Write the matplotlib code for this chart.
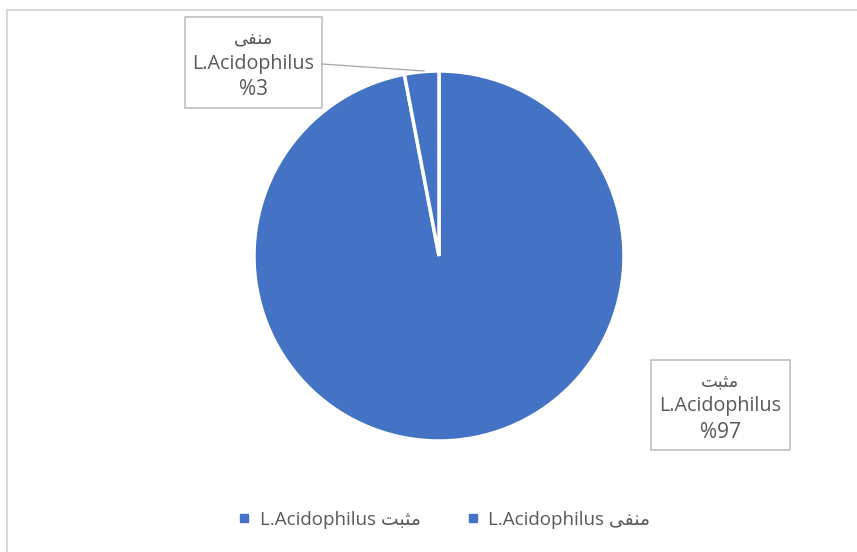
import matplotlib
matplotlib.use("Agg")
import matplotlib.pyplot as plt
from matplotlib.lines import Line2D
from matplotlib.patches import Rectangle

# matplotlib does no Arabic shaping -> presentation forms, visual order
POS = "\uFE96\uFE92\uFE9C\uFEE3"  # مثبت
NEG = "\uFBFD\uFED4\uFEE8\uFEE3"  # منفی

labels = [POS, NEG]
values = [97, 3]
pct_labels = ["%97", "%3"]
colors = ["#4472C4", "#4472C4"]

FONT = ["Open Sans", "DejaVu Sans"]
GREY = "#595959"

W, H = 857, 552
fig = plt.figure(figsize=(W / 100, H / 100), dpi=100)


def fx(x):
    return x / W


def fy(y):
    return 1 - y / H


# рамка области диаграммы
fig.add_artist(Rectangle((fx(7.5), fy(H + 5)), 1, (H + 5 - 9.5) / H,
                         transform=fig.transFigure, fill=False,
                         edgecolor="#d9d9d9", linewidth=1.5, clip_on=False))

cx, cy, r = 439, 256, 185
ax = fig.add_axes([fx(cx - r), fy(cy + r), 2 * r / W, 2 * r / H])
wedges, _ = ax.pie(values, colors=colors, startangle=90, counterclock=False,
                   wedgeprops=dict(edgecolor="white", linewidth=2.5))
ax.set_xlim(-1, 1)
ax.set_ylim(-1, 1)

# подписи в рамках: (left, top, right, bottom) в пикселях
boxes = [(651, 360, 790, 450), (185, 17, 322, 108)]
for (x0, y0, x1, y1), lab, pct in zip(boxes, labels, pct_labels):
    fig.add_artist(Rectangle((fx(x0), fy(y1)), (x1 - x0) / W, (y1 - y0) / H,
                             transform=fig.transFigure, facecolor="white",
                             edgecolor="#bfbfbf", linewidth=1.2))
    xc = (x0 + x1) / 2
    ym = (y0 + y1) / 2
    for dy, s, fs in zip([-24, 1, 27], [lab, "L.Acidophilus", pct],
                         [13, 14.2, 15]):
        fig.text(fx(xc), fy(ym + dy), s, ha="center", va="center",
                 color=GREY, fontsize=fs, family=FONT)

# линия-выноска к маленькому сектору
fig.add_artist(Line2D([fx(322), fx(424)], [fy(64), fy(71)],
                      transform=fig.transFigure, color="#a6a6a6", lw=0.9))

handles = [Line2D([], [], marker="s", ls="none", color=c, markersize=6)
           for c in colors]
fig.legend(handles, [f"L.Acidophilus {l}" for l in labels], loc="center",
           bbox_to_anchor=(fx(444), fy(520)), ncol=2, frameon=False,
           prop={"family": FONT, "size": 13.5}, labelcolor=GREY,
           handlelength=0.7, handletextpad=0.5, columnspacing=2.4)

fig.savefig("out.png", dpi=100)
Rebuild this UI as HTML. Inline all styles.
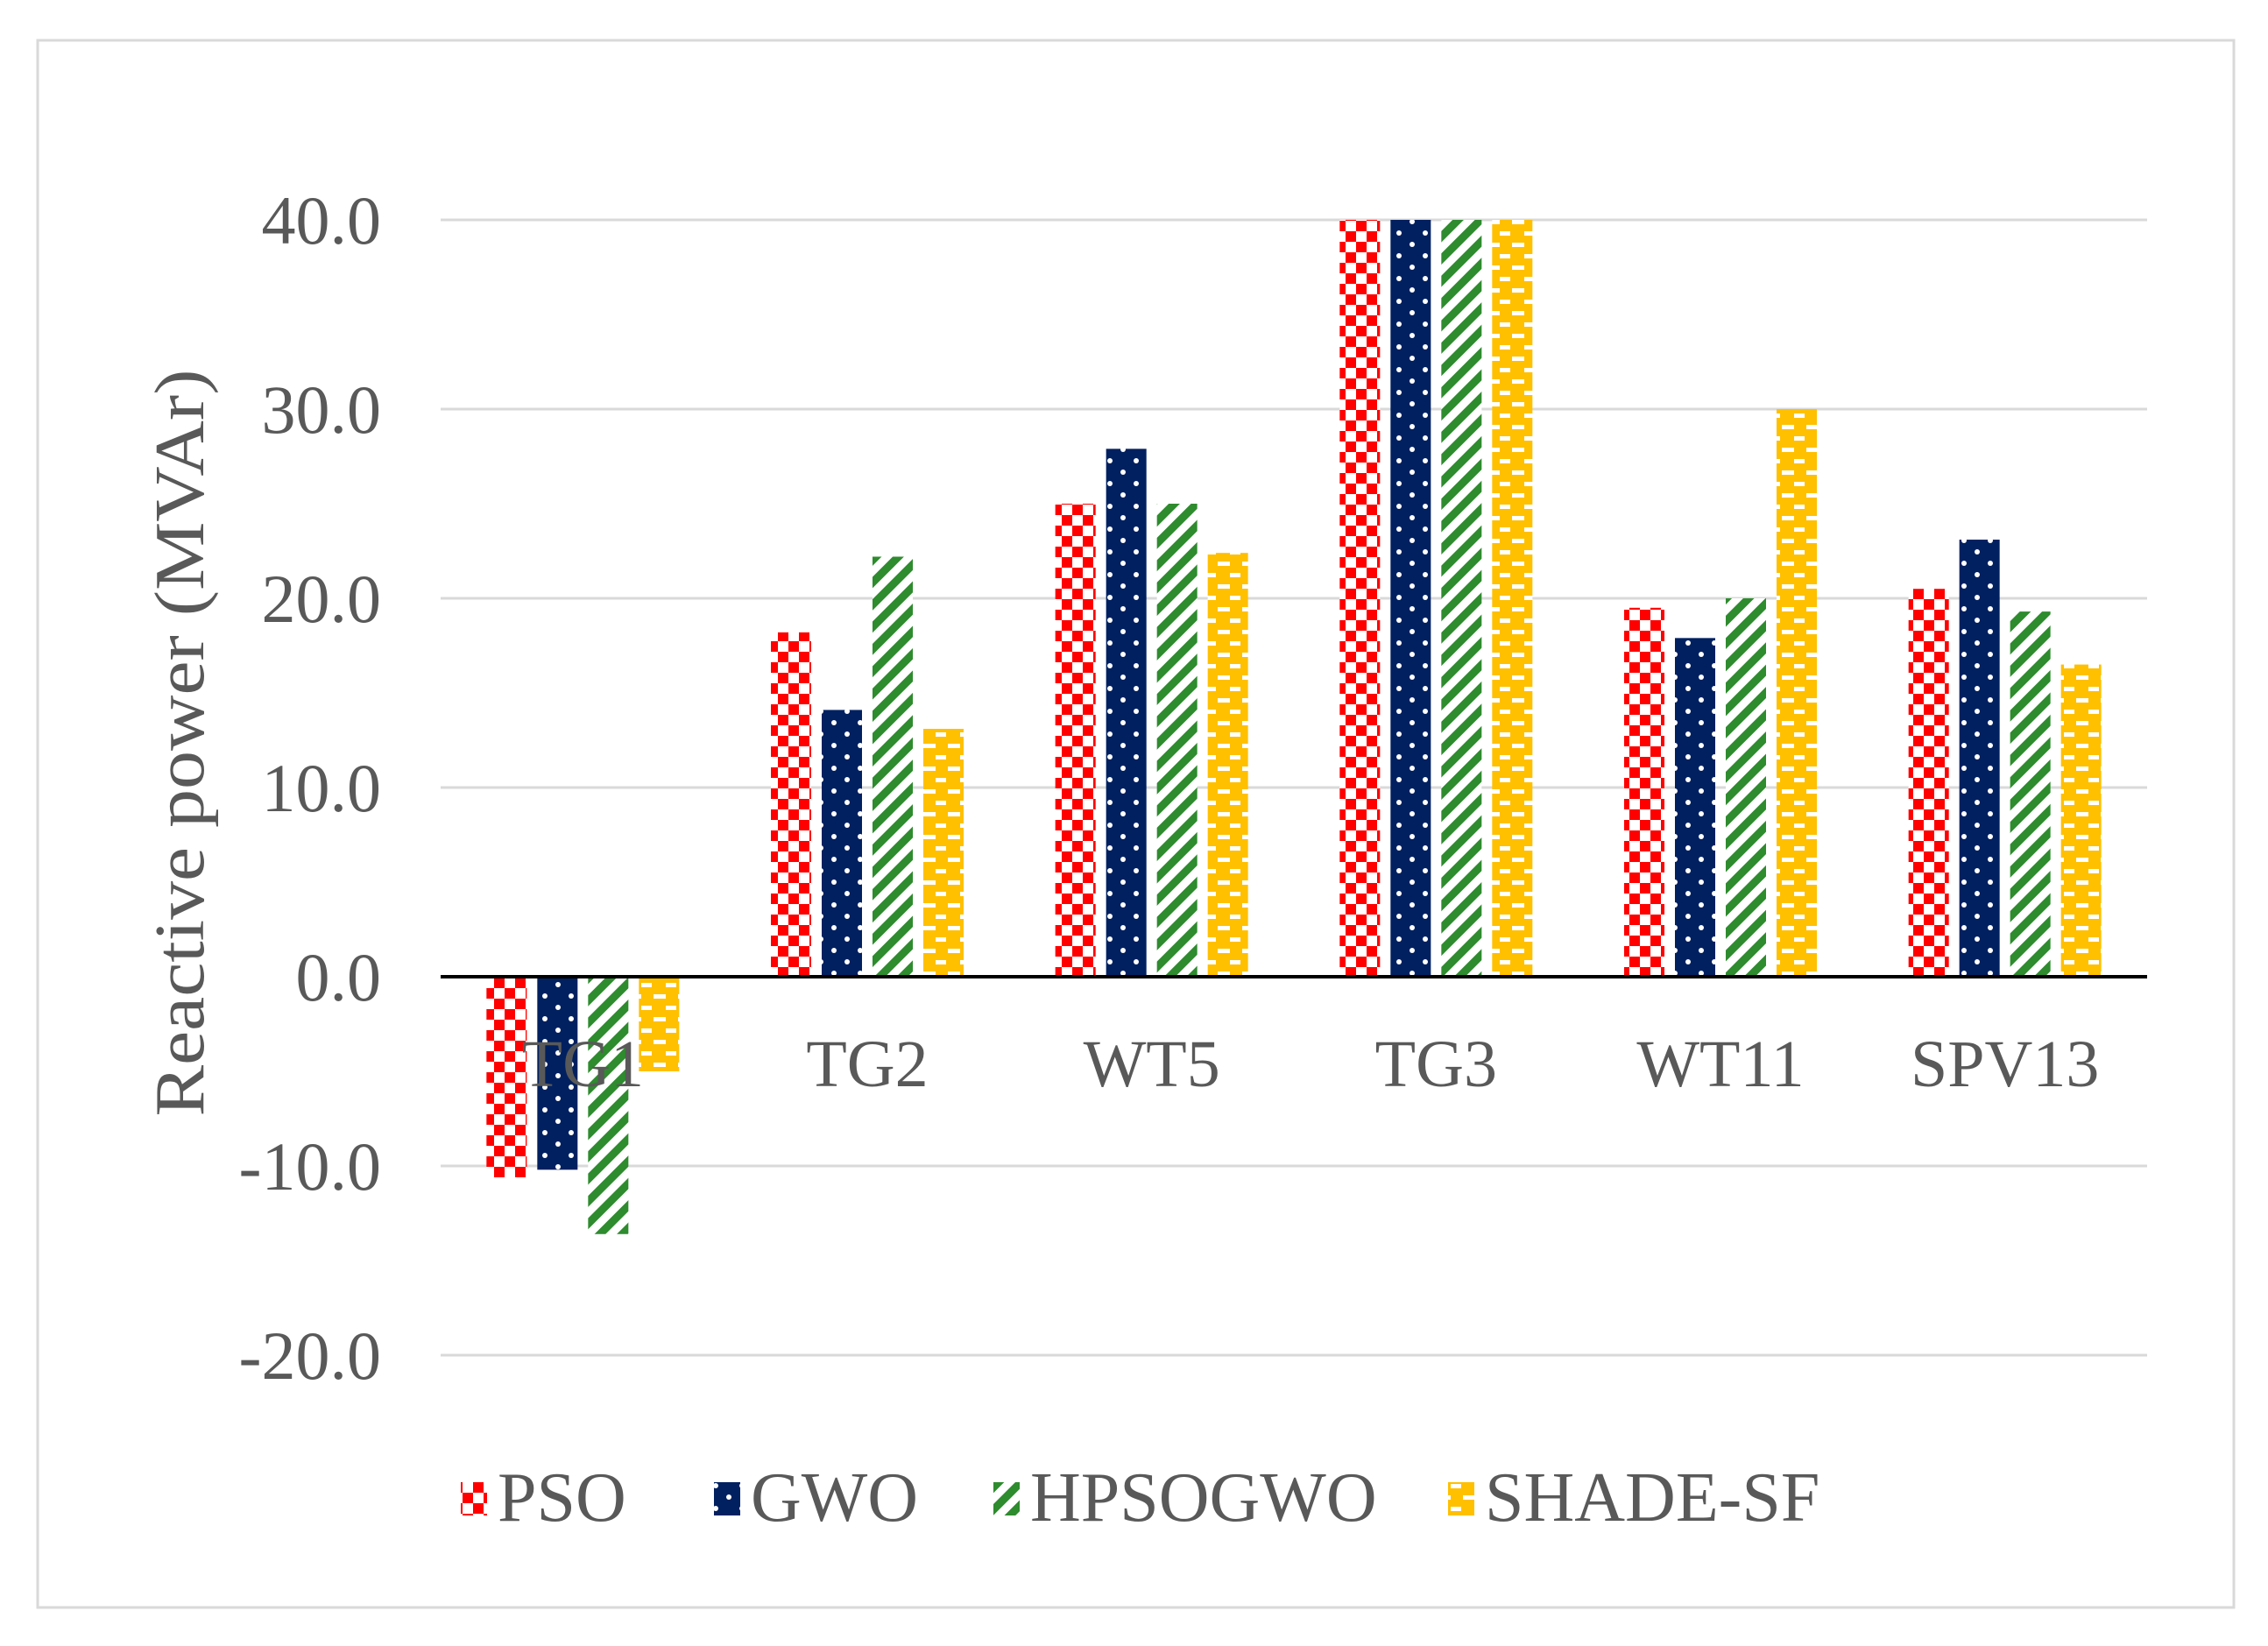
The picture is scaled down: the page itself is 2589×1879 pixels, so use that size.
<!DOCTYPE html>
<html><head><meta charset="utf-8"><style>
html,body{margin:0;padding:0;background:#fff;}
svg{display:block;}
text{font-family:"Liberation Serif",serif;fill:#595959;}
</style></head><body>
<svg id="chart" width="2589" height="1879" viewBox="0 0 2589 1879" xmlns="http://www.w3.org/2000/svg">
<defs>
<pattern id="pPSO" patternUnits="userSpaceOnUse" width="24" height="24">
<rect width="24" height="24" fill="#fff"/><rect width="12" height="12" fill="#ff0000"/><rect x="12" y="12" width="12" height="12" fill="#ff0000"/>
</pattern>
<pattern id="pGWO" patternUnits="userSpaceOnUse" width="30" height="26">
<rect width="30" height="26" fill="#002060"/><circle cx="7" cy="6" r="3" fill="#fff"/><circle cx="22" cy="19" r="3" fill="#fff"/>
</pattern>
<pattern id="pHPS" patternUnits="userSpaceOnUse" width="18" height="18" patternTransform="rotate(-45)">
<rect width="18" height="18" fill="#fff"/><rect width="18" height="9" fill="#2e8b2e"/>
</pattern>
<pattern id="pSHA" patternUnits="userSpaceOnUse" width="28" height="26">
<rect width="28" height="26" fill="#ffc000"/><rect x="4" y="4" width="12" height="5" fill="#fff"/><rect x="18" y="17" width="10" height="5" fill="#fff"/><rect x="0" y="17" width="4" height="5" fill="#fff"/>
</pattern>
</defs>
<rect x="43" y="46" width="2507" height="1789" fill="#fff" stroke="#d9d9d9" stroke-width="3"/>
<g id="grid"></g>
<g id="bars"></g>
<g id="labels"></g>
<text transform="translate(232,848) rotate(-90)" text-anchor="middle" font-size="80" textLength="853" lengthAdjust="spacingAndGlyphs">Reactive power (MVAr)</text>
<g id="legend"></g>
</svg>
<script>
const categories = ["TG1","TG2","WT5","TG3","WT11","SPV13"];
const seriesNames = ["PSO","GWO","HPSOGWO","SHADE-SF"];
const psoValues = [-10.6,18.2,25.0,40.0,19.5,20.5];
const gwoValues = [-10.2,14.1,27.9,40.0,17.9,23.1];
const hpsogwoValues = [-13.6,22.2,25.0,40.0,20.0,19.3];
const shadeValues = [-5.0,13.1,22.4,40.0,30.0,16.5];
const yTicks = [40,30,20,10,0,-10,-20];
const yTickLabels = ["40.0","30.0","20.0","10.0","0.0","-10.0","-20.0"];

const NS="http://www.w3.org/2000/svg";
const fills=["url(#pPSO)","url(#pGWO)","url(#pHPS)","url(#pSHA)"];
const allSeries=[psoValues,gwoValues,hpsogwoValues,shadeValues];
const x0=503,x1=2451,zeroY=1115,unit=21.6;
const yScale=v=>zeroY-v*unit;
const catW=(x1-x0)/categories.length;
const xCenter=i=>x0+catW*(i+0.5);
const barW=46,step=58;

const grid=document.getElementById('grid');
yTicks.forEach((t,i)=>{
  if(t!==0){
    const l=document.createElementNS(NS,'line');
    
    
    l.setAttribute('x1',x0);l.setAttribute('x2',x1);
    l.setAttribute('y1',yScale(t));l.setAttribute('y2',yScale(t));
    l.setAttribute('stroke','#d9d9d9');l.setAttribute('stroke-width','3');
    grid.appendChild(l);
  }
  const tx=document.createElementNS(NS,'text');
  
  
  tx.setAttribute('x',435);tx.setAttribute('y',yScale(t)+27);
  tx.setAttribute('text-anchor','end');tx.setAttribute('font-size','78');
  tx.textContent=yTickLabels[i];
  grid.appendChild(tx);
});

const bars=document.getElementById('bars');
allSeries.forEach((vals,s)=>{
  vals.forEach((v,i)=>{
    const r=document.createElementNS(NS,'rect');
    
    
    const x=xCenter(i)-(1.5*step)-barW/2+s*step;
    const y=Math.min(yScale(v),zeroY);
    r.setAttribute('x',x);r.setAttribute('y',y);
    r.setAttribute('width',barW);r.setAttribute('height',Math.abs(yScale(v)-zeroY));
    r.setAttribute('fill',fills[s]);
    bars.appendChild(r);
  });
});
const ax=document.createElementNS(NS,'line');


ax.setAttribute('x1',x0);ax.setAttribute('x2',x1);ax.setAttribute('y1',zeroY);ax.setAttribute('y2',zeroY);
ax.setAttribute('stroke','#000');ax.setAttribute('stroke-width','4');
bars.appendChild(ax);

const labels=document.getElementById('labels');
categories.forEach((c,i)=>{
  const tx=document.createElementNS(NS,'text');
  
  
  tx.setAttribute('x',xCenter(i));tx.setAttribute('y',1240);
  tx.setAttribute('text-anchor','middle');tx.setAttribute('font-size','76');
  tx.textContent=c;
  labels.appendChild(tx);
});

const legend=document.getElementById('legend');
const legX=[526,815,1134,1653];
seriesNames.forEach((n,s)=>{
  const g=document.createElementNS(NS,'g');
  
  
  const r=document.createElementNS(NS,'rect');
  
  
  r.setAttribute('x',legX[s]);r.setAttribute('y',1692);r.setAttribute('width',30);r.setAttribute('height',38);
  r.setAttribute('fill',fills[s]);
  g.appendChild(r);
  const tx=document.createElementNS(NS,'text');
  
  
  tx.setAttribute('x',legX[s]+42);tx.setAttribute('y',1736);
  tx.setAttribute('font-size','80');
  tx.textContent=n;
  g.appendChild(tx);
  legend.appendChild(g);
});
</script>
</body></html>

- _What you have to do_: Go through the material above and copy each line that has the word "this".

- _Exercise answer_:
Write the matplotlib code for this chart.
Rebuild this UI as HTML. Inline all styles.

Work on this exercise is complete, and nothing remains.